The Emergency Planning and Community Right to Know Act (EPCRA) already provides a template for the parameters of such a requirement. EPCRA requires the EPA administrator to compile a list of hazardous substances and amounts which, when present at a facility, trigger the requirement to plan for an emergency. All permitted CAA, CWA, and/or RCRA sources could be required to plan for an emergency or disaster, or a subset of major sources could be so required (above a certain threshold amount of emissions). The Clean Air Act already has a definition of a major source for both conventional and hazardous air pollutants. Limiting or starting with the subset of largest sources also would make the review of such plans more manageable by the implementing agency. Each source subject to the emergency and disaster planning could be charged an amount to cover the additional personnel necessary for timely review of such plans. EPA could start a process of basic implementing regulations to determine minimum requirements for such plans.
Keep Records of Emissions and Report to the Public
While record-keeping requirements could still be included in the suspension of rules during a disaster, the EPA should promulgate a rule that specifies that to the extent possible, all permitted entities should keep records of releases during disaster suspensions and continue to report these to their permitting agency (whether the state or the federal government).
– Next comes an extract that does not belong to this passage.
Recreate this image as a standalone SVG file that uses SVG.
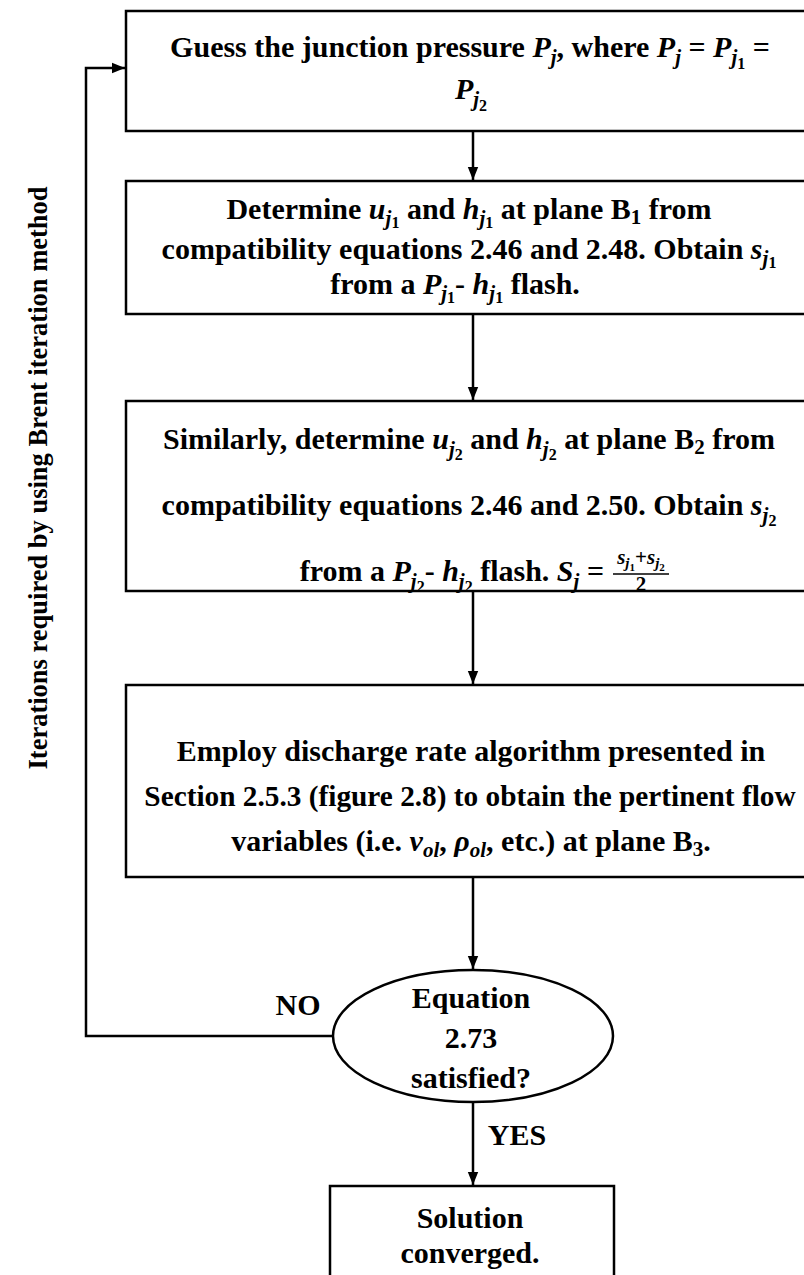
<svg xmlns="http://www.w3.org/2000/svg" width="804" height="1275" viewBox="0 0 804 1275">
<defs>
<marker id="ah" viewBox="0 0 10 10" refX="10" refY="5" markerWidth="13" markerHeight="13" orient="auto" markerUnits="userSpaceOnUse">
<path d="M0,1 L10,5 L0,9 z" fill="#000"/>
</marker>
<style>
.box{fill:#fff;stroke:#000;stroke-width:2.5}
.t{font-family:"Liberation Serif","Times New Roman",serif;font-weight:bold;font-size:30px;fill:#000;text-anchor:middle}
.m{font-style:italic}
.s{font-size:21px}
.ss{font-size:16px}
.c{fill:none;stroke:#000;stroke-width:2.5}
</style>
</defs>
<rect width="804" height="1275" fill="#fff"/>
<g id="connectors">
<path class="c" d="M473,131 V180" marker-end="url(#ah)"/>
<path class="c" d="M473,314 V400" marker-end="url(#ah)"/>
<path class="c" d="M473,591 V684" marker-end="url(#ah)"/>
<path class="c" d="M473,877 V969" marker-end="url(#ah)"/>
<path class="c" d="M333,1036 H86 V68 H125" marker-end="url(#ah)"/>
<path class="c" d="M473,1102 V1185" marker-end="url(#ah)"/>
<text class="t" x="298" y="1015" style="font-size:30px">NO</text>
<text class="t" x="517" y="1145" style="font-size:30px">YES</text>
</g>
<g id="label-brent">
<text class="t" transform="translate(47,478) rotate(-90)" style="font-size:26.5px">Iterations required by using Brent iteration method</text>
</g>
<g id="n1">
<rect class="box" x="126" y="11" width="690" height="120"/>
<text class="t" x="470" y="57">Guess the junction pressure <tspan class="m">P</tspan><tspan class="m s" baseline-shift="-7">j</tspan>, where <tspan class="m">P</tspan><tspan class="m s" baseline-shift="-7">j</tspan> = <tspan class="m">P</tspan><tspan class="m s" baseline-shift="-7">j</tspan><tspan class="ss" baseline-shift="-12">1</tspan> =</text>
<text class="t" x="471" y="99"><tspan class="m">P</tspan><tspan class="m s" baseline-shift="-7">j</tspan><tspan class="ss" baseline-shift="-12">2</tspan></text>
</g>
<g id="n2">
<rect class="box" x="126" y="181" width="690" height="133"/>
<text class="t" x="469" y="219">Determine <tspan class="m">u</tspan><tspan class="m s" baseline-shift="-6">j</tspan><tspan class="ss" baseline-shift="-9">1</tspan> and <tspan class="m">h</tspan><tspan class="m s" baseline-shift="-6">j</tspan><tspan class="ss" baseline-shift="-9">1</tspan> at plane B<tspan class="s" baseline-shift="-5">1</tspan> from</text>
<text class="t" x="469" y="259">compatibility equations 2.46 and 2.48. Obtain <tspan class="m">s</tspan><tspan class="m s" baseline-shift="-6">j</tspan><tspan class="ss" baseline-shift="-9">1</tspan></text>
<text class="t" x="455" y="294">from a <tspan class="m">P</tspan><tspan class="m s" baseline-shift="-6">j</tspan><tspan class="ss" baseline-shift="-9">1</tspan>- <tspan class="m">h</tspan><tspan class="m s" baseline-shift="-6">j</tspan><tspan class="ss" baseline-shift="-9">1</tspan> flash.</text>
</g>
<g id="n3">
<rect class="box" x="126" y="401" width="690" height="190"/>
<text class="t" x="469" y="449">Similarly, determine <tspan class="m">u</tspan><tspan class="m s" baseline-shift="-7">j</tspan><tspan class="ss" baseline-shift="-11">2</tspan> and <tspan class="m">h</tspan><tspan class="m s" baseline-shift="-7">j</tspan><tspan class="ss" baseline-shift="-11">2</tspan> at plane B<tspan class="s" baseline-shift="-5">2</tspan> from</text>
<text class="t" x="469" y="515">compatibility equations 2.46 and 2.50. Obtain <tspan class="m">s</tspan><tspan class="m s" baseline-shift="-7">j</tspan><tspan class="ss" baseline-shift="-11">2</tspan></text>
<text class="t" x="604" y="581" style="text-anchor:end">from a <tspan class="m">P</tspan><tspan class="m s" baseline-shift="-7">j</tspan><tspan class="ss" baseline-shift="-11">2</tspan>- <tspan class="m">h</tspan><tspan class="m s" baseline-shift="-7">j</tspan><tspan class="ss" baseline-shift="-11">2</tspan> flash. <tspan class="m">S</tspan><tspan class="m s" baseline-shift="-7">j</tspan> =</text>
<text class="t" x="641" y="564" style="font-size:21px"><tspan class="m">s</tspan><tspan class="m" style="font-size:15px" baseline-shift="-4">j</tspan><tspan style="font-size:11px" baseline-shift="-7">1</tspan>+<tspan class="m">s</tspan><tspan class="m" style="font-size:15px" baseline-shift="-4">j</tspan><tspan style="font-size:11px" baseline-shift="-7">2</tspan></text>
<line x1="613" y1="574" x2="669" y2="574" stroke="#000" stroke-width="1.5"/>
<text class="t" x="641" y="591" style="font-size:21px">2</text>
</g>
<g id="n4">
<rect class="box" x="126" y="685" width="690" height="192"/>
<text class="t" x="471" y="761">Employ discharge rate algorithm presented in</text>
<text class="t" x="470" y="806" style="font-size:29.3px">Section 2.5.3 (figure 2.8) to obtain the pertinent flow</text>
<text class="t" x="471" y="851">variables (i.e. <tspan class="m">v</tspan><tspan class="m s" baseline-shift="-6">ol</tspan>, <tspan class="m">ρ</tspan><tspan class="m s" baseline-shift="-6">ol</tspan>, etc.) at plane B<tspan class="s" baseline-shift="-5">3</tspan>.</text>
</g>
<g id="n5">
<ellipse class="box" cx="473" cy="1036" rx="140" ry="66"/>
<text class="t" x="471" y="1008">Equation</text>
<text class="t" x="471" y="1048">2.73</text>
<text class="t" x="471" y="1088">satisfied?</text>
</g>
<g id="n6">
<rect class="box" x="330" y="1186" width="284" height="100"/>
<text class="t" x="470" y="1228">Solution</text>
<text class="t" x="470" y="1263">converged.</text>
</g>
</svg>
Except during the most intense phase of an emergency, when personnel may need to be evacuated or power is not available, most companies are already keeping track of their releases. There is no reason they should not be required to report what they know.
Institute Federal Review of Waivers
A new EPA regulation or guidance should clarify that a state’s emergency suspension of environmental rules for federally based requirements (such as RCRA, CERCLA, the CWA, and CAA) will be subject to federal agency review, and that it should automatically sunset after two weeks. It can be reinstated, but it should go through review at that time. As noted in the example above, though the TCEQ’s request for emergency waivers was purportedly based on active hurricane impacts or loss of power, the waiver continued for more than eight months after the initial danger.